More than 1,000 officials from governments around the world will gather in Bangkok, Thailand this week for the next round of talks aimed at crafting a new international agreement to tackle global warming.
This is the first meeting since the United Nations convened the high-profile talks in Bali, Indonesia in December. There, 187 nations agreed to a framework for talks leading to a new agreement that would succeed the Kyoto Protocol when it expires in 2012. The Kyoto Protocol, which the U.S. never ratified, held signatories to binding but modest cuts on greenhouse emissions, but it is seen as a tentative first step at best, a failure at worst.

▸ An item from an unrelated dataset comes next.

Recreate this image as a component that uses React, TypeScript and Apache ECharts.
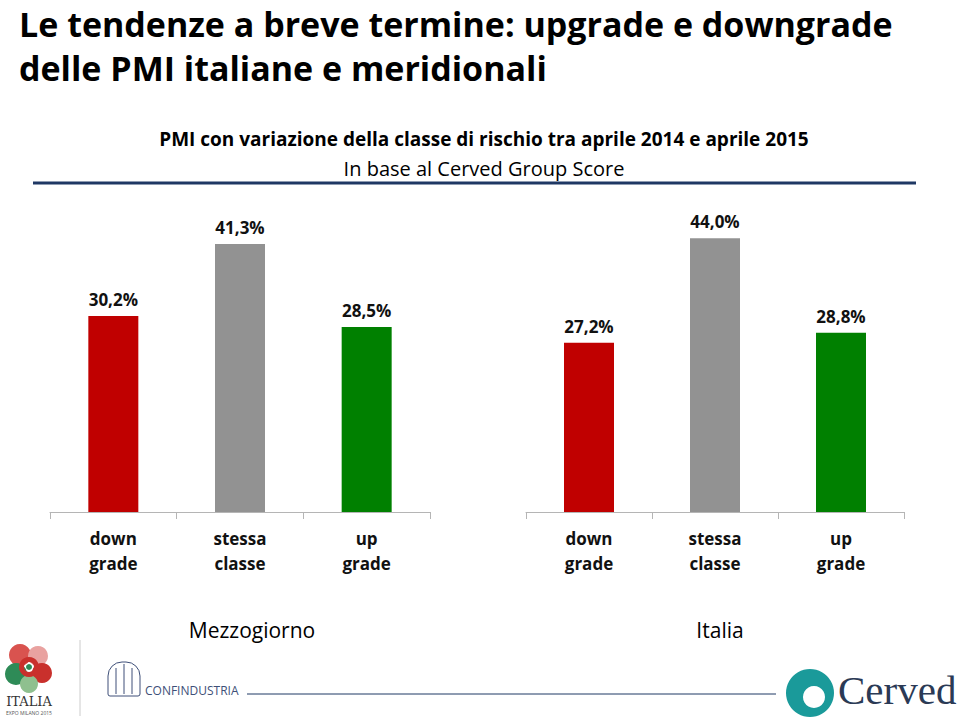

Don't expect any grand agreements out of Bangkok. But discussions like this are critical for working out details on thorny issues like how to pay developing nations to preserve forests, how much the world should focus on adapting to climate change rather than trying to stop it, how to share clean energy technologies economically and to what degree developing nations will be bound by the same restrictions as industrialized nations.
The final agreement will be hammered out next year in Copenhagen, Denmark.
"The challenge is to design a future agreement that will successfully halt the increase in global emissions within the next 10-15 years, dramatically cut back emissions by 2050, and do so in a way that is economically viable and politically equitable worldwide," according to the U.N. Framework Convention on Climate Change.
"The Bangkok meeting of the Working Group on Long-term Cooperative Action under the Convention needs to map out how to tackle this enormous challenge and begin by establishing without delay a clear work program for the next two years.
"Concretely, Parties meeting in Bangkok will identify the areas that need to be further clarified as well as the issues where work needs to be done and in what order that should happen. They will also establish what input is needed from the U.N. at large, the business sector and others, and how this will be integrated into the overall work plan."